The New Hampshire Supreme Court has disbarred an attorney who had misappropriated “at least $690,444.95 in client funds, transferred $943,496.09  from an IOLTA account to his operating account without client designation, commingled more than $350,000 of operating-account funds with IOLTA accounts and otherwise caused  client matters to be out of trust.”

The Union Leader reported on related criminal charges

John L. Allen, 63, of Bedford, used to provide legal services related to real estate and debt restructuring.

According to a plea agreement, Allen told his clients he would hold their money in escrow accounts, to be used for specific transactions. But the agreement said Allen instead used clients’ money for credit card bills, his rent and vacations, including a nearly $12,000 stay at a luxury hotel in Miami.

Prosecutors said one client had entrusted more than $1.5 million to Allen, who told the client he had other clients who wanted to borrow the money. According to the plea agreement, Allen started investing in real promissory notes, but later started creating fake promissory notes and convinced the client to reinvest in the fake notes.

“Allen spent all of the $1,567,134 on his own personal and unrelated business expenses,” the agreement says.

A second client hired Allen to help with a real estate deal in Claremont. Allen was supposed to hold $170,000 in an escrow account. The plea agreement said Allen spent $105,000 of that money on himself. A few months later, the same client hired Allen as he was developing a subdivision in Hooksett. Allen was supposed to hold $525,000, to be used to build a road to the subdivision. Allen pocketed the money, the plea agreement reads, and the road was never built.

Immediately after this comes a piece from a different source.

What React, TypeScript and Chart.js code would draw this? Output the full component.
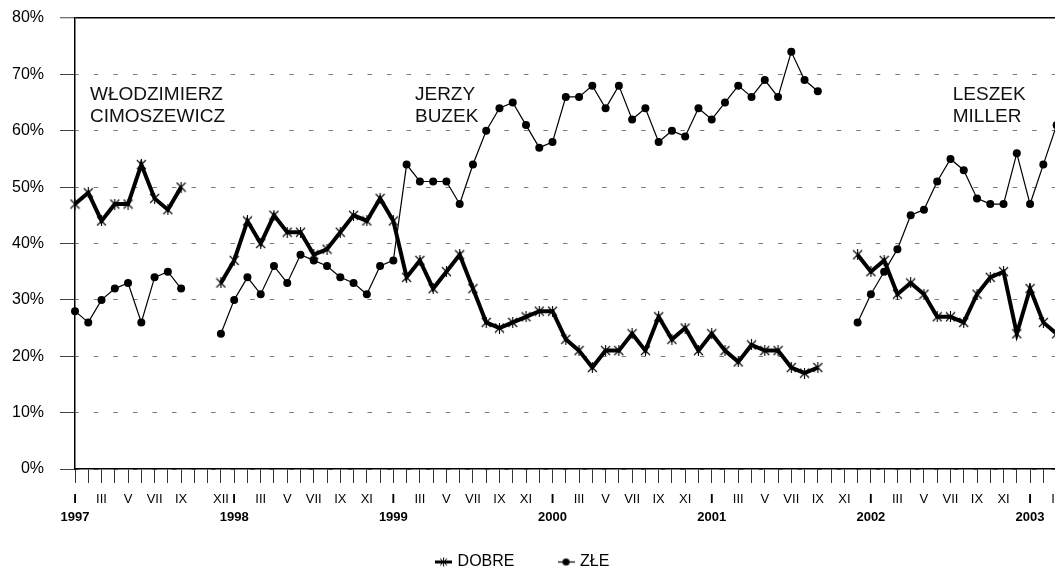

A third client had Allen hold $15,000 in an escrow account in May 2019, and designated the money for costs related to the purchase of a house in Newport. A month later, she had Allen keep another $58,518 in an escrow account as she bought another property in Franklin. Allen disbursed $10,000 on the Franklin property, but kept more than $63,000 of that client’s money.

Two more clients hired Allen as they bought a house in Wolfeboro, and gave him two checks for a total of $165,000 to purchase the property. Allen kept the money for himself, according to the plea agreement.

To hide the theft, prosecutors said, Allen made many transfers back and forth between multiple bank accounts, and spent money from those accounts both on business and personal expenses.

Allen’s law license was suspended last year, after clients David Moore and Manchester developer Autumn Frost LLC notified the state Attorney Discipline Office that Allen had failed to turn over $895,000 of their money.

In filings from the Attorney Discipline Office, Moore described Allen’s odd behavior.

“Mr. Moore described that Mr. Allen began taking vacations with his significant other, and appeared to be spending large sums of money on these trips,” the Discipline Office wrote. In those filings, Moore said Allen told him he had buried another client’s money so it would never be found.

Allen was charged in September with wire fraud and money laundering, and he pleaded guilty on Thursday.

He is set to be sentenced on Feb. 25. The plea agreement proposes a sentence of 57 months and restitution payments of at least $2.43 million, but prosecutors agree they would not oppose a lighter sentence if Allen accepted responsibility for his actions.